Desde o primeiro ano, a Piccola Cantina diversificou a produção, adicionando vinhos finos e sucos de uva na produção 100% própria. Além disso, realizaram novos investimentos, como a sala para produção do suco e uma loja para o negócio. O casal optou por permanecer com o registro em CPF. Inclusive, de acordo com o Sistema de Cadastro Vinícola do Estado do RS (Sisdevin), 52 vinícolas familiares permanecem com esse documento em todo o RS, com média de produção de 10 mil litros anuais. Em todo o Estado, são 690 vinícolas de todas as categorias.
Diva e Auri seguem tocando o negócio, com auxílio de familiares nos finais de semana. Uma vantagem da produção própria é o pagamento à vista, o que não acontece com a venda de uvas para indústria - o casal também segue neste ramo.
— O que nos ajuda bastante com a nossa agroindústria é que nós conseguimos vender e temos esse valor na hora da venda. A venda à vista do produto, do vinho e suco que produzimos. Enquanto a uva que entregamos para as grandes indústrias não tem previsão de pagamento. (Eles) Pagam em parcelas e não sabemos quanto vamos receber. É preciso que a gente continue com a agroindústria, que vamos ter a renda certa de todos os meses para nos mantermos —explica Diva.
Caxias do Sul iniciando agora regularização
Apesar de ser o maior município da Serra, Caxias do Sul está apenas agora com dois produtores em processo de regularização, como informa o secretário municipal de Agricultura, Pecuária e Abastecimento, Rudimar Menegotto. O titular da pasta afirma que iniciando os registros, mais devem surgir.
Para Menegotto, um dos pontos para Bento Gonçalves ser a cidade da Serra com mais agroindústrias do setor é a vocação turística do município. Além disso, o secretário vê que produtores caxienses tinham dificuldade pela falta de agilidade em parte do processo:
— Lá (em Bento) tem muito a questão dos Caminhos de Pedra, do Vale dos Vinhedos, a vocação do turismo, que fez com que houvesse um interesse maior. O município que tem vocação turismo tem tendência em ter interesse maior. Em Caxias, temos um grupo que faz um vinho colonial, que a gente quer que com o novo projeto lei seja facilitado, que seja desburocratizada (a regularização).
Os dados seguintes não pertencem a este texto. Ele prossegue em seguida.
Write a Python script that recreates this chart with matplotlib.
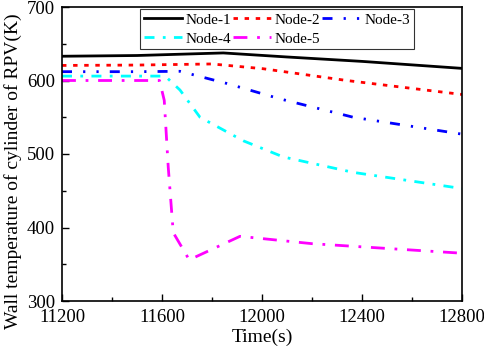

O projeto de lei em questão é o número 27/2023, que implanta o Programa de Apoio à Criação e ao Fomento de Agroindústrias Familiares. A proposta foi aprovada pela Câmara de Vereadores, no fim de abril, e sancionada pelo prefeito Adiló Didomenico (PSDB) na última terça-feira (16).
— Todas agroindústrias enfrentavam o problema da morosidade. Com a nova lei, queremos agilizar esse processo, que o agricultor não precise fazer a peregrinação de secretarias, e sim de levar na mesma secretaria, com um checklist e que a secretaria de agricultura faça o processo — explica Menegotto.